Um neném, atrás de mim, paramentado de Cruzeiro, se aventurava nas primeiras palavras. Balbuciava, repetidas vezes, algo parecido com “cu-ze-lo”. Justamente quando eu me encantava com aquela sonoridade infantil, o volume da televisão ficou estridente. O narrador gritou mais um gol do Athletico Paranaense.

Olhei ao redor e percebi todos desolados em suas mesas, no reduto Sampa Azul, bairro de Pinheiros, em Essepê. Voltei minha atenção para o garotinho. Sua mãe, sendo mãe, se dedicou à missão de não deixar o ambiente de desalento contaminar a pureza do filho.
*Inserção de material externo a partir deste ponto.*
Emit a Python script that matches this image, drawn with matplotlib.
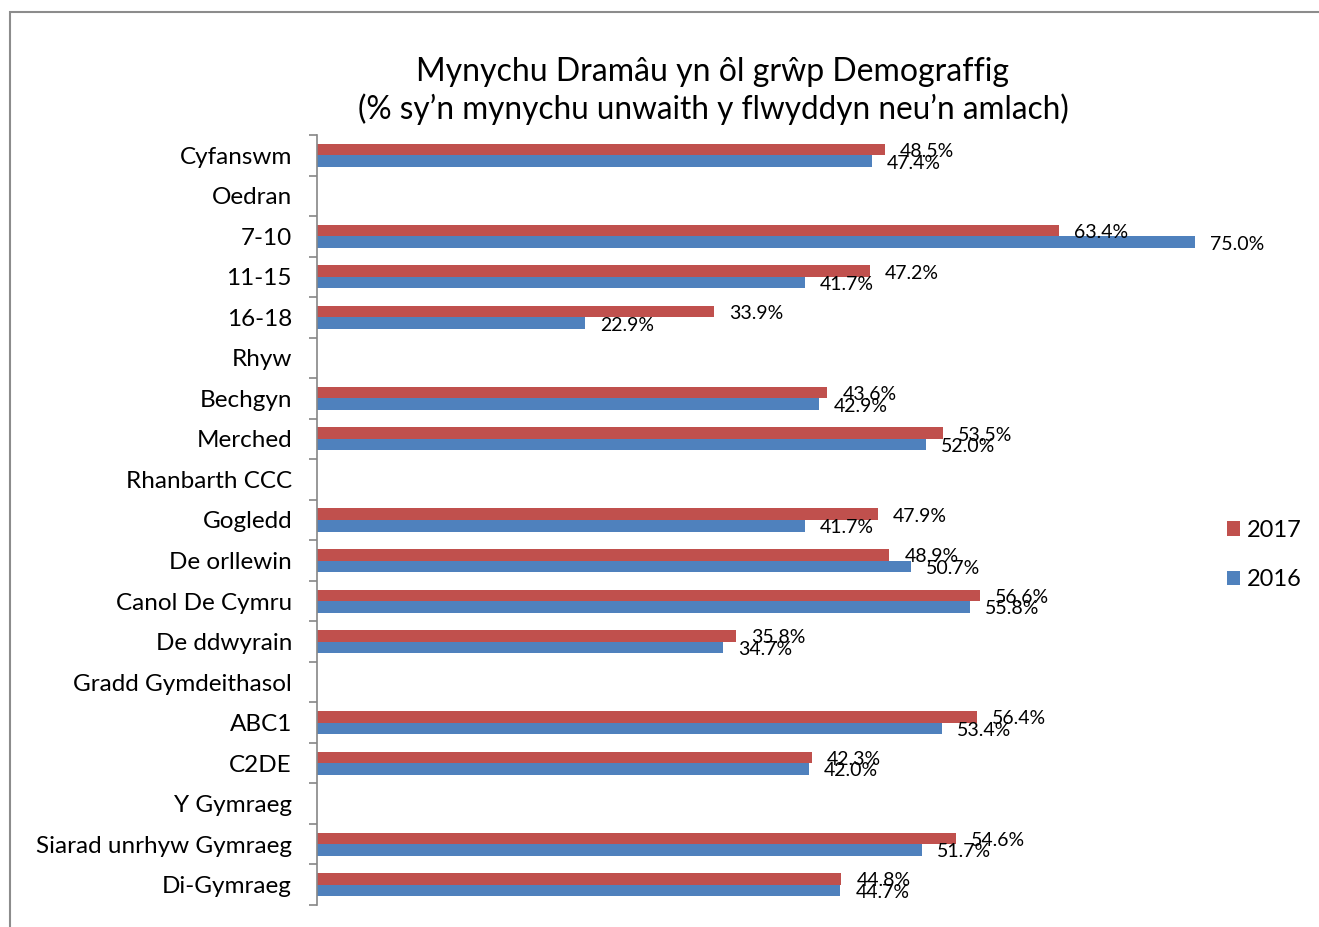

Amparado por ela, ele arqueava os joelhos e seguia cantarolando o “cu-ze-lo”, alheio a mais um vexame cruzeirense.

 

 

Quando o tradicional vento frio paulistano derrubou a temperatura, me vi tomado por uma pergunta a gelar minha espinha: quando foi que o “complexo de vira-latas” se estagnou como nuvem densa e inerte sobre a alma do atual escrete do Cruzeiro?

 

A expressão “complexo de vira-latas” é uma das pérolas literárias criadas por Nelson Rodrigues, o maior cronista de todos os tempos, para definir de forma genial o clima de inferioridade que se abateu no Brasil após a catastrófica derrota para o Uruguai na final da Copa do Mundo de 1950, em pleno Maracanã.

 

Em 31 de maio de 1958, em sua coluna na revista “Manchete Esportiva”, Nelson Rodrigues escreveu: “Eis a verdade, amigos: desde 50 que o nosso futebol tem pudor de acreditar em si mesmo. A derrota frente aos uruguaios, na última batalha, ainda faz sofrer, na cara e na alma, qualquer brasileiro [...] A pura, a santa verdade é a seguinte: qualquer jogador brasileiro, quando se desamarra de suas inibições e se põe em estado de graça, é algo de único em matéria de fantasia, de improvisação, de invenção. Em suma: temos dons em excesso. E só uma coisa nos atrapalha e, por vezes, invalida as nossas qualidades. Quero aludir ao que eu poderia chamar de ‘complexo de vira-latas’.”

 

O juiz apitou o fim da peleja: 3 a 0 para os paranaenses. Dei “tchau” para o neném, que me olhava alegre, claro, repetindo o seu “cru-ze-lo”.

 

A derrota já nem doeu tanto. Esse é o problema... Estamos sendo contaminados por um time que não nos passa o sentimento de que é inaceitável a passividade diante dos reveses. Não condiz com a história do Palestra/Cruzeiro a forma “sem sangue na veia” como jogamos a primeira partida contra o Lanús, quando os jogadores deveriam tê-la encarado como uma batalha sul-americana de vida ou morte.

 



 

Segui molhado pela garoa. Tentando entender como atletas que têm a oportunidade de defender o Cruzeiro, um dos maiores clubes do mundo, são capazes de não acreditar em si mesmos? Explicaria, Nelson Rodrigues: “Nas esquinas, nos botecos, por toda parte, há quem esbraveje: ‘O Brasil não vai nem se classificar!’ [...] Eu vos digo: o problema do escrete não é mais de futebol, nem de técnica, nem de tática. Absolutamente. É um problema de fé em si mesmo.”

 

Mas, na Copa do Mundo de 1958, surgiu um escrete determinado a não aceitar mais a vergonhosa alcunha de Brasil vira-latas. Disse, Nelson: “O brasileiro precisa se convencer de que não é um vira-latas e que tem futebol para dar e vender lá na Suécia. Uma vez que se convença disso, ponham-no para correr em campo e ele precisará de dez para segurar, como o chinês da anedota. Insisto: para o escrete, ser ou não ser vira-latas, eis a questão”.

 

A questão foi que o mundo assistiu o ressurgir de um gigante incontestado chamado Brasil! Ao conquistar a Copa de 1958, o escrete nacional trouxe de volta ao país o orgulho de ser brasileiro, jogando futebol como se estivesse no campo de guerra defendendo a nossa bandeira.

 

 

Hoje à noite, no estádio La Fortaleza, na Argentina, será a maior chance da vida dos atuais jogadores do Cruzeiro para provarem que não são vira-latas. De jogar com sangue nas veias e entenderem, definitivamente, que o único complexo-obsessão que cabe a quem veste o nosso manto sagrado é o de ser multicampeão.